Most providers lack the expertise they need to extract value from data and apply it within their operational context. Successful monetization requires providers to rethink the way they operate their marketing engines and redefine the roles that business intelligence and analytics play throughout their organizations. Again, it’s easier said than done.
The European Communications study highlights a clear knowledge gap among service providers. A lack of effective analytics equipment and solutions was named the top barrier by 9% of respondents. A lack of qualified staff was identified by 3% of respondents. It’s not hard to see why service providers turn to third parties for help with analytics.
Turning challenge into opportunity
The vendor community has some work to do around big data analytics. The European Communications report indicates that service providers aren’t highly aware of, or satisfied with, current big data offerings. Vendors need to educate service providers about what they offer and improve the quality of their offerings.
A recent sponsored feature from European Communications pointed out that a service provider’s big data initiatives need to be linked to its overall strategy and deeply ingrained in day-to-day operational processes. Providers need to focus on the business questions that big data can answer — for example, how to improve first call resolution (FCR) to reduce costs and improve the customer experience — and the way these questions can inform future strategies. Success comes down to knowing what questions to ask and letting data fill in the answers.
Keys to success with big data
Remember real-time. Providers can’t just batch-process events after they occur. They need quick and easy access to real-time information so they can address problems and opportunities as they come up. By combining real-time insights and analytics with a best-practice approach to collecting, analyzing and distributing data, providers gain the means to use big data to understand and act on complex customer behavior.

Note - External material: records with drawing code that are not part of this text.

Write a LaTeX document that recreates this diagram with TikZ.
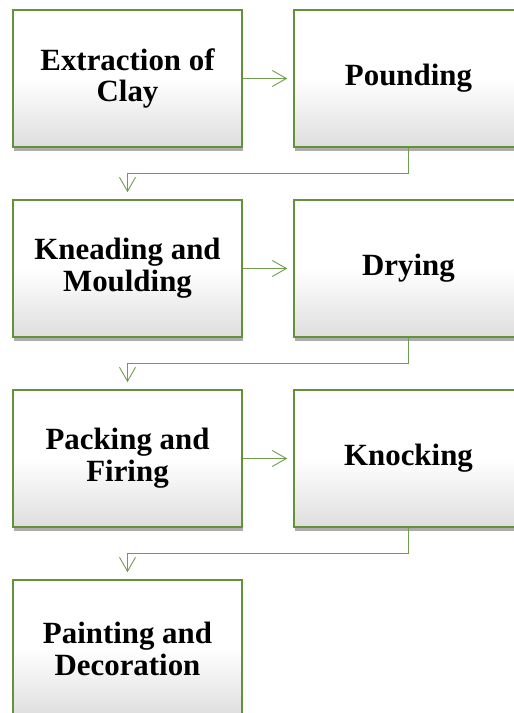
\documentclass[tikz,border=0pt]{standalone}
\usepackage{fontspec}
\setmainfont{Liberation Serif}
\usetikzlibrary{arrows.meta,shadows}

\definecolor{boxgreen}{RGB}{98,146,58}
\definecolor{linegreen}{RGB}{112,158,78}

\tikzset{
  stage/.style={draw=boxgreen, line width=1.6bp, minimum width=229bp,
    minimum height=137bp, inner sep=0pt, align=center,
    font=\bfseries\fontsize{31}{32}\selectfont,
    top color=white, bottom color=black!13, middle color=white,
    drop shadow={shadow xshift=1bp, shadow yshift=-3.5bp, opacity=.5, fill=black!65}},
  link/.style={draw=linegreen, line width=0.9bp,
    -{Straight Barb[length=14bp,width=16bp]}}
}

\begin{document}
\begin{tikzpicture}[x=1bp, y=-1bp]
    \useasboundingbox (0,0) rectangle (514,713);
    \clip (0,0) rectangle (514,713);

    \node[stage] (extract) at (127.5,78.5) {Extraction of\\Clay};
    \node[stage] (pound)   at (408.5,78.5) {Pounding};
    \node[stage] (knead)   at (127.5,268.5) {Kneading and\\Moulding};
    \node[stage] (dry)     at (408.5,268.5) {Drying};
    \node[stage] (pack)    at (127.5,458.5) {Packing and\\Firing};
    \node[stage] (knock)   at (408.5,458.5) {Knocking};
    \node[stage] (paint)   at (127.5,648.5) {Painting and\\Decoration};

    \draw[link, shorten >=6bp] (extract.east) -- (pound.west);
    \draw[link, shorten >=6bp] (knead.east) -- (dry.west);
    \draw[link, shorten >=6bp] (pack.east) -- (knock.west);

    \draw[link, shorten >=7bp] (pound.south) -- ++(0,26) -| (knead.north);
    \draw[link, shorten >=7bp] (dry.south) -- ++(0,26) -| (pack.north);
    \draw[link, shorten >=7bp] (knock.south) -- ++(0,26) -| (paint.north);
\end{tikzpicture}
\end{document}
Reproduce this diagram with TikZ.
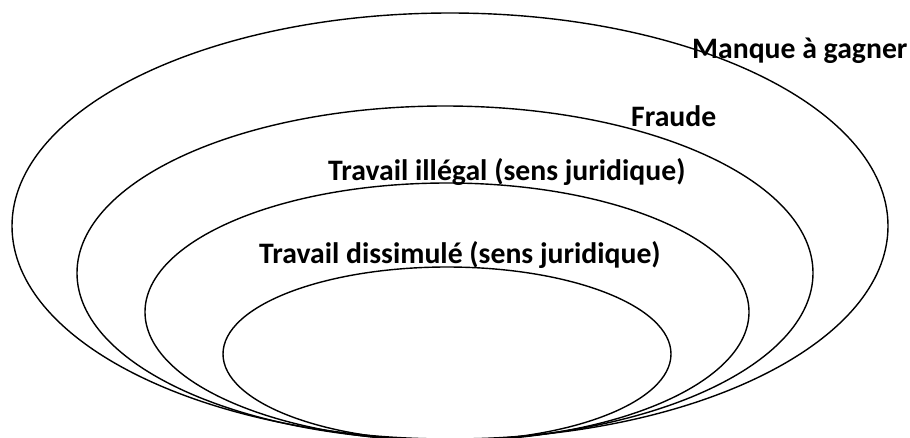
\documentclass[tikz,border=0pt]{standalone}
\usepackage{fontspec}
\setmainfont{Carlito}
\tikzset{
  zone/.style={line width=1.4pt},
  zonelabel/.style={font=\fontsize{29.7}{34}\selectfont\bfseries, anchor=base west, inner sep=0pt}
}
\begin{document}
\begin{tikzpicture}[x=1pt,y=-1pt]
                    \useasboundingbox (0,0) rectangle (910,437);
                    \clip (0,0) rectangle (910,437);

                    \draw [zone] (450,226) ellipse (438 and 213);
                    \draw [zone] (445,273) ellipse (368 and 167);
                    \draw [zone] (447,312) ellipse (302 and 129);
                    \draw [zone] (447,354) ellipse (224 and 87);

                    \node [zonelabel] (manque) at (692,58) {Manque à gagner};
                    \node [zonelabel] (fraude) at (631,126) {Fraude};
                    \node [zonelabel] (illegal) at (328,180) {Travail illégal (sens juridique)};
                    \node [zonelabel] (dissimule) at (259,263) {Travail dissimulé (sens juridique)};
                    \end{tikzpicture}
\end{document}
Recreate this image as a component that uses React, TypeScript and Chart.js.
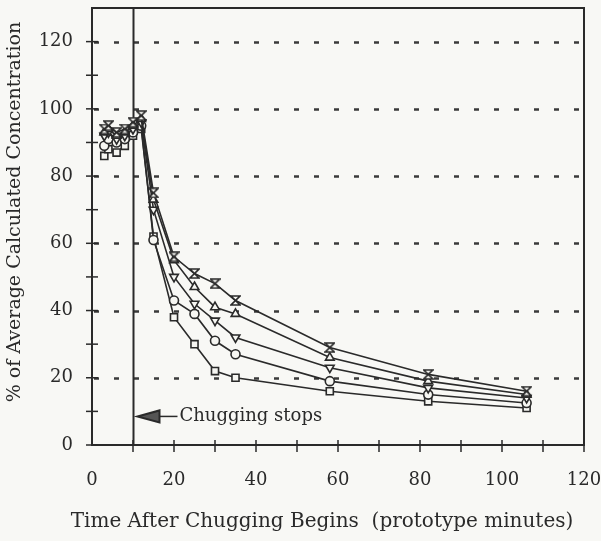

Make data digestible. Data has to be presented in an intuitive and easy-to-understand format that suits the needs of each different end user. Marketing, customer care and network ops departments all need a different level or “language” of insight to make informed, timely and effective decisions. Providers need solutions that can tailor information for each audience.
Focus on customer lifetime value (CLV). Respondents to a recent TM Forum survey highlighted the challenge involved in determining and acting on CLV. Some providers felt that they could get a better sense of CLV by looking beyond customer transactions and considering a broader set of interactions, including social networking. Analytics can help providers identify and retain profitable customers. It can also help them understand what causes a lack of profitability of some customers, and how to increase CLV by developing new products, tweaking existing products or developing targeted marketing campaigns.
With big data, the barriers are significant, and cost is a huge consideration. But the return on investment will come from many sources, including an improved customer experience, greater efficiency in offer design, more accurate billing and an enhanced ability to exploit data for marketing campaigns.